Raúl Castro viajó al Vaticano y se encontró con el papa Francisco. La conversación, a puerta cerrada, aparentemente fue muy satisfactoria para el dictador cubano. Si el papa seguía por ese camino, "yo volveré a rezar y volveré a la Iglesia", declaró. Al fin y al cabo –agregó–, "siempre estuve en escuelas de jesuitas".
Pese a esa oportunista promesa de recuperación de la fe, en realidad se trataba de la reunión entre dos jefes de Estado, no entre correligionarios.
Raúl es el presidente de una nación comunista –una de las pocas que quedan en el mundo–, y el papa, al margen de su condición de cabeza del catolicismo, es el monarca de un minúsculo Estado cuya independencia fue reconocida por Benito Mussolini. Desde el punto de vista político, no hay duda de que se trata de dos fenómenos excéntricos diferentes, pero con algún parecido formal.
El papa, en su condición de jefe de Estado, es una especie de rey dotado de poderes absolutos, elegido por un pequeño número de cardenales, todos ellos varones célibes, generalmente de edad madura. Raúl, impuesto por su hermano Fidel, es un presidente, también provisto de poderes absolutos, supuestamente seleccionado por el Consejo de Estado, un minúsculo grupo de diputados compuesto en gran medida por militares pertenecientes a la Asamblea Nacional del Poder Popular, cuyos miembros son escogidos en unos comicios de partido único.
En rigor, la autoridad que ostentan los dos jefes de Estado nada tiene que ver con los procesos plurales y abiertos de la democracia liberal. Ello acaso explica la tradicional frigidez del Vaticano ante la falta de libertades. Por eso Roma pudo firmar concordatos con la España de Franco en 1953, o con el sanguinario Trujillo de la República Dominicana en 1954. A ninguno de estos dos países el papa Pío XII les exigió un cambio de conducta para firmar acuerdos. Los objetivos de la Iglesia eran de otra índole.
¿Cuáles son esos objetivos? Concretamente, la Iglesia católica se dedica a tres funciones básicas: difundir el evangelio, educar y participar activa y públicamente en el debate moral de la sociedad. A todo ello agrega un claro énfasis en el ejercicio masivo de la caridad, actividad que funciona como la gran misión terrenal de la institución y como un cohesivo que la mantiene unida.
Las tres tareas están íntimamente ligadas, pero para desarrollar cualquiera de ellas la Iglesia necesita, cuando menos, la neutralidad del Estado, lo que tradicionalmente la inclina a sostener una actitud complaciente con el poder, surgida desde el siglo IV, tras el Edicto de Tesalónica, dictado por el emperador Teodosio –el iniciador del cesaropapismo–, acto que transformó a la Iglesia de perseguida ocasional en perseguidora frecuente y le concedió un inmenso poder político sobre la cristiandad.

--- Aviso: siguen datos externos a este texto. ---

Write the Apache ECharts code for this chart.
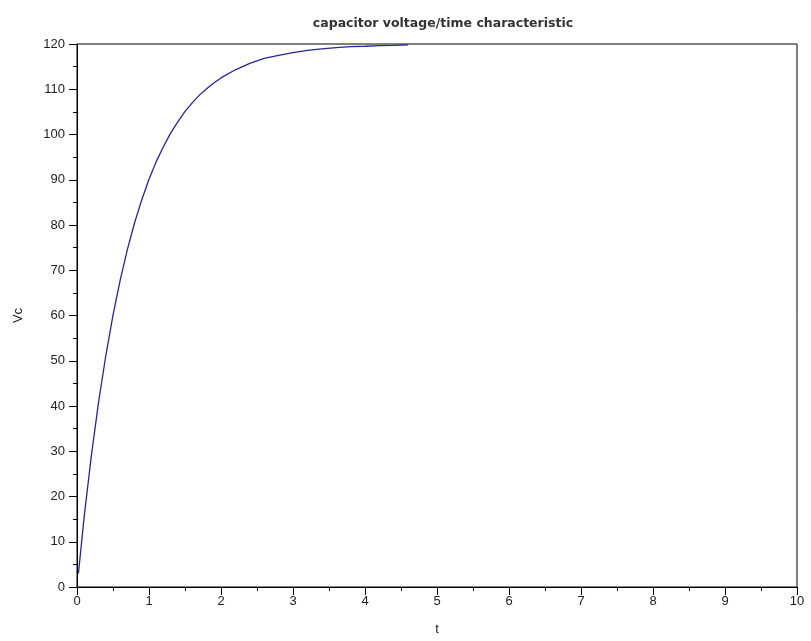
<!DOCTYPE html>
<html><head><meta charset="utf-8">
<script src="https://cdn.jsdelivr.net/npm/echarts@6/dist/echarts.min.js"></script>
<style>html,body{margin:0;padding:0;background:#fff}#c{width:811px;height:641px}</style>
</head><body><div id="c"></div>
<script>
var titleText = 'capacitor voltage/time characteristic';
var xName = 't';
var yName = 'Vc';
var tValues = [0.02, 0.1, 0.2, 0.3, 0.4, 0.5, 0.6, 0.7, 0.8, 0.9, 1.0, 1.1, 1.2, 1.3, 1.4, 1.5, 1.6, 1.7, 1.8, 1.9, 2.0, 2.2, 2.4, 2.6, 2.8, 3.0, 3.2, 3.4, 3.6, 3.8, 4.0, 4.2, 4.4, 4.6];
var vcValues = [3.0, 15.6, 29.1, 40.9, 51.1, 60.1, 67.8, 74.6, 80.5, 85.6, 90.1, 94.0, 97.3, 100.3, 102.8, 105.1, 107.0, 108.7, 110.1, 111.4, 112.5, 114.3, 115.7, 116.8, 117.5, 118.1, 118.6, 118.9, 119.2, 119.4, 119.5, 119.65, 119.7, 119.8];

var data = tValues.map(function (t, i) { return [t, vcValues[i]]; });
var chart = echarts.init(document.getElementById('c'), null, {renderer: 'canvas'});
var labelStyle = {color: '#222', fontSize: 13, fontFamily: 'Liberation Sans, Arial, sans-serif'};
chart.setOption({
  animation: false,
  backgroundColor: '#fff',
  title: {
    text: titleText, left: 438, top: 12, textAlign: 'center',
    textStyle: {fontSize: 12.5, fontWeight: 600, color: '#333', fontFamily: 'DejaVu Sans, sans-serif'}
  },
  grid: {left: 77, right: 14, top: 44, bottom: 54, show: true, borderColor: '#000', borderWidth: 1, backgroundColor: 'transparent'},
  xAxis: {
    type: 'value', min: 0, max: 10, interval: 1,
    name: xName, nameLocation: 'middle', nameGap: 36,
    nameTextStyle: {fontSize: 13, color: '#222', fontFamily: 'Liberation Sans, Arial, sans-serif'},
    axisLine: {show: true, onZero: false, lineStyle: {color: '#000', width: 1}},
    axisTick: {show: true, length: 8, lineStyle: {color: '#000'}},
    minorTick: {show: true, splitNumber: 2, length: 4, lineStyle: {color: '#000'}},
    splitLine: {show: false},
    axisLabel: Object.assign({margin: 8}, labelStyle)
  },
  yAxis: {
    type: 'value', min: 0, max: 120, interval: 10,
    name: yName, nameLocation: 'middle', nameGap: 52, nameRotate: 90,
    nameTextStyle: {fontSize: 13, color: '#222', fontFamily: 'Liberation Sans, Arial, sans-serif'},
    axisLine: {show: true, onZero: false, lineStyle: {color: '#000', width: 1}},
    axisTick: {show: true, length: 8, lineStyle: {color: '#000'}},
    minorTick: {show: true, splitNumber: 2, length: 4, lineStyle: {color: '#000'}},
    splitLine: {show: false},
    axisLabel: Object.assign({margin: 12}, labelStyle)
  },
  series: [{
    type: 'line', data: data, showSymbol: false, symbol: 'none',
    lineStyle: {color: '#25259a', width: 1.3}, clip: true
  }]
});
</script></body></html>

Desde entonces, la Iglesia ha sido el Estado, parte del Estado, o se ha colocado junto al Estado, a veces en labores viles, como las tareas inquisitoriales, o a veces en actitudes valiosas, como cuando fundó universidades, pero casi nunca se ha enfrentado al Estado, aunque éste sea manifiestamente criminal. No es su talante. Su reino, dice, no es de este mundo.
Es cierto que el papa Francisco tiene la buena intención de ayudar a los cubanos a solucionar muchos de sus problemas materiales, pero, a juzgar por el júbilo con que Raúl Castro ha acogido su mediación y respaldo, el régimen de La Habana ve esa conducta de la Santa Sede como un factor muy ventajoso para su proyecto político de consolidar una dictadura neocomunista de partido único y economía mixta, variante del experimento chino, pero aún más conservadora.
Es posible que a la jerarquía de la Iglesia en Roma (o al cardenal Jaime Ortega en Cuba), pese a no ser marxista, arrastrada por esa tradición cesaropapista, no le preocupe excesivamente el fortalecimiento en la Isla de un modelo neocomunista dentro de la cuerda ideológica china, pero me temo que puede afectar muy negativamente a quienes aspiran a un cambio democrático en el país similar al que ocurrió en Europa del Este.
En efecto, esos cubanos que quieren una transición a la democracia liberal, y no a una dictadura capitalista de partido único como la que hay en China o en Vietnam, se sienten profundamente defraudados. No aspiran a una dictadura con rascacielos, sino a una sociedad en la que se respeten los derechos humanos y las libertades individuales, convencidos de que ésa, además, es la mejor receta para disminuir la pobreza y alcanzar la prosperidad.
Al papa, en cambio, un destino chino para los cubanos parece contentarlo. Su reino, al fin y al cabo, no es de este mundo. Para quienes tienen que vivir en el otro, en el real, esto no es un consuelo, sino una irresponsabilidad total de la Iglesia.